◆ What you are asked to do:
Repeat the data word for word. Do not include the pictures.

◆ Dataset excerpt:

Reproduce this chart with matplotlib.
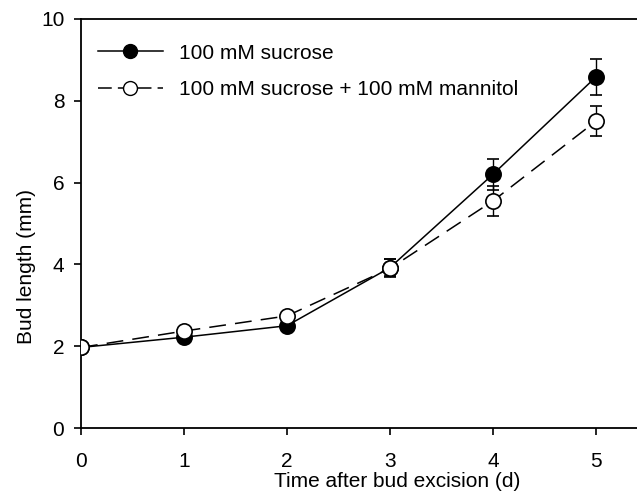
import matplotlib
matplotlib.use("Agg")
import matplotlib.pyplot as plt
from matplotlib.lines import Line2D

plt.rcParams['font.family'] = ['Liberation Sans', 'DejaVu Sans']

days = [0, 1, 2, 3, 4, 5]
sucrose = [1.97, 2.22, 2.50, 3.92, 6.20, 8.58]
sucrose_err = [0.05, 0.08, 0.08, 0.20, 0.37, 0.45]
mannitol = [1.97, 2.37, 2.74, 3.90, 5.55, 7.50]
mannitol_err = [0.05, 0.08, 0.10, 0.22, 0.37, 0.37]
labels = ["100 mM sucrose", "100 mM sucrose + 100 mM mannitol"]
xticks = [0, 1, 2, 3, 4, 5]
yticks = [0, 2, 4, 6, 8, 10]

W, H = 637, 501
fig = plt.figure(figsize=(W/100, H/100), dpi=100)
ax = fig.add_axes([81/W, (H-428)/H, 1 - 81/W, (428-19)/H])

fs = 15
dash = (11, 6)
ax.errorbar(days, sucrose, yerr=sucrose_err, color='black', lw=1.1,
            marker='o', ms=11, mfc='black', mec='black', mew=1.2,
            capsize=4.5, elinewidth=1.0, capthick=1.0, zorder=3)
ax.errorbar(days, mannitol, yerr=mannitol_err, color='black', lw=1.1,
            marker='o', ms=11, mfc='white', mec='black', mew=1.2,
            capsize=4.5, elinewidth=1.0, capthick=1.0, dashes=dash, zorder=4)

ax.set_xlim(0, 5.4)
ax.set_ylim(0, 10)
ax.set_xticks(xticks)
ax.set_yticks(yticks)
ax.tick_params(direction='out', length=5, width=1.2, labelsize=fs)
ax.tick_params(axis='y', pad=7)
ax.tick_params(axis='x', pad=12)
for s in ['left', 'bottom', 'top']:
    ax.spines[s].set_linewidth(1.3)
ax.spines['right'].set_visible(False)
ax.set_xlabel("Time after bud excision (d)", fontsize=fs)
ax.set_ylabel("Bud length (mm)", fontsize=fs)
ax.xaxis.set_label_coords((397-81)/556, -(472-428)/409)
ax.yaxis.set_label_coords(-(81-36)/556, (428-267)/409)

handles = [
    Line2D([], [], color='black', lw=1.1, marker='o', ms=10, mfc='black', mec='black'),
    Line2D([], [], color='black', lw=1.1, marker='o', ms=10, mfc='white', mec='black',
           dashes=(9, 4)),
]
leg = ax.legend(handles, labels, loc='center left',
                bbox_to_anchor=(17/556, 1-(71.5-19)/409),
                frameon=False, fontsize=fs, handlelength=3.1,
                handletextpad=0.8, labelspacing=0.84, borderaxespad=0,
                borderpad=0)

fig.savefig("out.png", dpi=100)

◆ Written reply:
Reproduce this chart with matplotlib.
import matplotlib
matplotlib.use("Agg")
import matplotlib.pyplot as plt
from matplotlib.lines import Line2D

plt.rcParams['font.family'] = ['Liberation Sans', 'DejaVu Sans']

days = [0, 1, 2, 3, 4, 5]
sucrose = [1.97, 2.22, 2.50, 3.92, 6.20, 8.58]
sucrose_err = [0.05, 0.08, 0.08, 0.20, 0.37, 0.45]
mannitol = [1.97, 2.37, 2.74, 3.90, 5.55, 7.50]
mannitol_err = [0.05, 0.08, 0.10, 0.22, 0.37, 0.37]
labels = ["100 mM sucrose", "100 mM sucrose + 100 mM mannitol"]
xticks = [0, 1, 2, 3, 4, 5]
yticks = [0, 2, 4, 6, 8, 10]

W, H = 637, 501
fig = plt.figure(figsize=(W/100, H/100), dpi=100)
ax = fig.add_axes([81/W, (H-428)/H, 1 - 81/W, (428-19)/H])

fs = 15
dash = (11, 6)
ax.errorbar(days, sucrose, yerr=sucrose_err, color='black', lw=1.1,
            marker='o', ms=11, mfc='black', mec='black', mew=1.2,
            capsize=4.5, elinewidth=1.0, capthick=1.0, zorder=3)
ax.errorbar(days, mannitol, yerr=mannitol_err, color='black', lw=1.1,
            marker='o', ms=11, mfc='white', mec='black', mew=1.2,
            capsize=4.5, elinewidth=1.0, capthick=1.0, dashes=dash, zorder=4)

ax.set_xlim(0, 5.4)
ax.set_ylim(0, 10)
ax.set_xticks(xticks)
ax.set_yticks(yticks)
ax.tick_params(direction='out', length=5, width=1.2, labelsize=fs)
ax.tick_params(axis='y', pad=7)
ax.tick_params(axis='x', pad=12)
for s in ['left', 'bottom', 'top']:
    ax.spines[s].set_linewidth(1.3)
ax.spines['right'].set_visible(False)
ax.set_xlabel("Time after bud excision (d)", fontsize=fs)
ax.set_ylabel("Bud length (mm)", fontsize=fs)
ax.xaxis.set_label_coords((397-81)/556, -(472-428)/409)
ax.yaxis.set_label_coords(-(81-36)/556, (428-267)/409)

handles = [
    Line2D([], [], color='black', lw=1.1, marker='o', ms=10, mfc='black', mec='black'),
    Line2D([], [], color='black', lw=1.1, marker='o', ms=10, mfc='white', mec='black',
           dashes=(9, 4)),
]
leg = ax.legend(handles, labels, loc='center left',
                bbox_to_anchor=(17/556, 1-(71.5-19)/409),
                frameon=False, fontsize=fs, handlelength=3.1,
                handletextpad=0.8, labelspacing=0.84, borderaxespad=0,
                borderpad=0)

fig.savefig("out.png", dpi=100)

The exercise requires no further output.